Kritik daran kommt aus Bayern. Aus dem Innenministerium in München heißt es, der Bund müsse die Unterbringung in staatlichen Unterkünften steuern. Andernfalls sei eine vernünftige Planung nicht möglich.
Das Ministerium verweist auf Anfrage von BR24 auf den "Königsteiner Schlüssel" – der Bundesländer nach Bevölkerungsgröße und Steueraufkommen aufschlüsselt. Demnach müsste Bayern gut 15 Prozent der Geflüchteten aufnehmen. Das bayerische Innenministerium geht aber davon aus, dass der Freistaat momentan ohnehin schon mindestens doppelt so viele Menschen aufnimmt.
Geflüchtete müssen sich vorerst nicht registrieren
In Berlin kommen jeden Tag mehr als 13.000 Menschen an. Schätzungsweise – denn genaue Zahlen kennt niemand. Ukrainerinnen und Ukrainer dürfen ohne Visum einreisen. Viele registrieren sich erst später bei den Behörden.

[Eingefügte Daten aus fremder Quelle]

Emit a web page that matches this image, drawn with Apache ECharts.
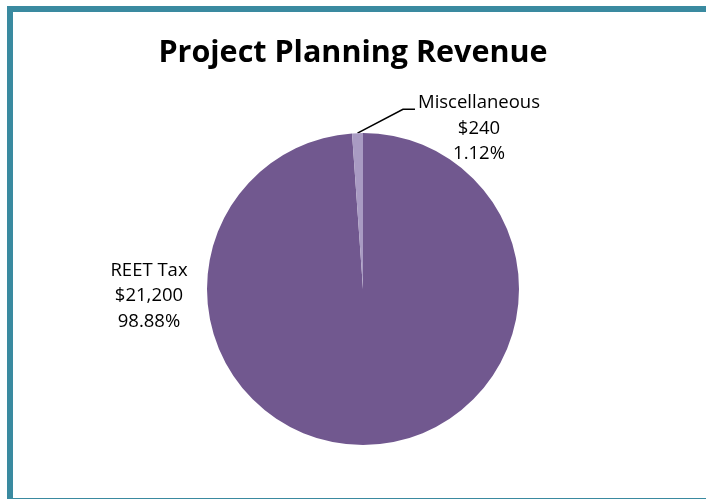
<!DOCTYPE html>
<html>
<head>
<meta charset="utf-8">
<script src="https://cdn.jsdelivr.net/npm/echarts@6/dist/echarts.min.js"></script>
<style>
  html, body { margin: 0; padding: 0; background: #fff; }
  #chart { width: 706px; height: 499px; }
</style>
</head>
<body>
<div id="chart"></div>
<script>
// Revenue sources for project planning
const categories = ['REET Tax', 'Miscellaneous'];
const amounts = [21200, 240];
const sliceColors = ['#71588F', '#A99BC3'];

const fontFamily = '"Open Sans", Lato, sans-serif';

const chart = echarts.init(document.getElementById('chart'), null, { renderer: 'canvas' });

function money(v) {
  return '$' + v.toLocaleString('en-US');
}

chart.setOption({
  backgroundColor: '#fff',
  animation: false,
  title: {
    text: 'Project Planning Revenue',
    left: 'center',
    top: 33,
    textStyle: { fontFamily: fontFamily, fontSize: 30.5, fontWeight: 'bold', color: '#000' }
  },
  graphic: [{
    type: 'rect',
    shape: { x: 10, y: 9, width: 720, height: 492 },
    style: { fill: 'none', stroke: '#3A8AA0', lineWidth: 6 },
    silent: true
  }],
  series: [{
    type: 'pie',
    center: [363, 289],
    radius: 156,
    startAngle: 90,
    clockwise: true,
    data: categories.map((name, i) => ({
      name: name,
      value: amounts[i],
      itemStyle: { color: sliceColors[i] },
      labelLine: { show: i !== 0 }
    })),
    label: {
      show: true,
      position: 'outside',
      formatter: p => p.name + '\n' + money(p.value) + '\n' + p.percent.toFixed(2) + '%',
      fontFamily: fontFamily,
      fontSize: 18.5,
      lineHeight: 25.5,
      color: '#000',
      align: 'center'
    },
    labelLine: {
      show: true,
      length: 20,
      length2: 5,
      lineStyle: { color: '#000', width: 1.6 }
    },
    labelLayout: function (params) {
      if (params.dataIndex === 0) {
        // large slice: label placed beside the pie on the left
        return { x: 149, y: 296, align: 'center', verticalAlign: 'middle' };
      }
      // small slice: label above-right, leader bends into the first text line
      const cx = 479, cy = 128.5;
      const w = params.labelRect.width, h = params.labelRect.height;
      const anchor = params.labelLinePoints ? params.labelLinePoints[0] : null;
      const endX = cx - w / 2 - 3;
      const endY = cy - h / 2 + 19;
      const out = { x: cx, y: cy, align: 'center', verticalAlign: 'middle' };
      if (anchor) {
        out.labelLinePoints = [anchor, [endX - 12, endY], [endX, endY]];
      }
      return out;
    },
    emphasis: { disabled: true }
  }]
});
</script>
</body>
</html>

Das gilt in der gesamten EU. In seltener Einigkeit hatten alle 27 Regierungen zugesagt, Flüchtlinge unterzubringen und zu versorgen. Welches Land wie viele Menschen aufnimmt, ist weiter offen. Einen Verteilmechanismus gibt es auch auf europäischer Ebene bisher nicht. Für Bundesinnenministerin Faeser kein Problem: "Solange das so solidarisch toll funktioniert innerhalb Europas, brauchen wir das nicht. Wenn das nicht mehr funktionieren sollte, werden wir uns sicher sehr schnell darüber verständigen."
Wer zahlt für Unterbringung und Integration?
Noch geht es um eine schnelle, unbürokratische Aufnahme der Geflüchteten. Doch Bürgermeisterinnen, Landräte und Ministerpräsidenten fragen sich auch, wer langfristig für Unterbringung, Versorgung und Integration zahlt.
Auch CSU-Landesgruppenchef Alexander Dobrindt erwartet ein rasches Signal des Bundes. Im Interview mit BR24 sagt er: "Die Kommunen und die Länder sind an die Grenzen ihrer Leistungsfähigkeit gebracht worden durch die Krisen der Vergangenheit. Es ist jetzt Aufgabe des Bundes dafür Abhilfe zu schaffen."
Profis lösen langsam Freiwillige ab
Zurück am Berliner Hauptbahnhof: Auf dem Vorplatz stehen rote Lkw der Feuerwehr. Eine Hilfsorganisation hat im Auftrag der Stadt ein 600 Quadratmeter großes Zelt errichtet. "Welcome Hall Berlin" steht auf einem Schild. Die Willkommens-Halle steht seit Mittwochabend offen und soll das Provisorium im Untergeschoss ersetzen.
Außerdem bereitet Berlin ein zweites Ankunftszentrum am ehemaligen Flughafen Tegel vor. Die Hilfe bekommt langsam professionelle Strukturen. Es ist eine Entlastung für die vielen Freiwilligen, und für die Menschen aus der Ukraine.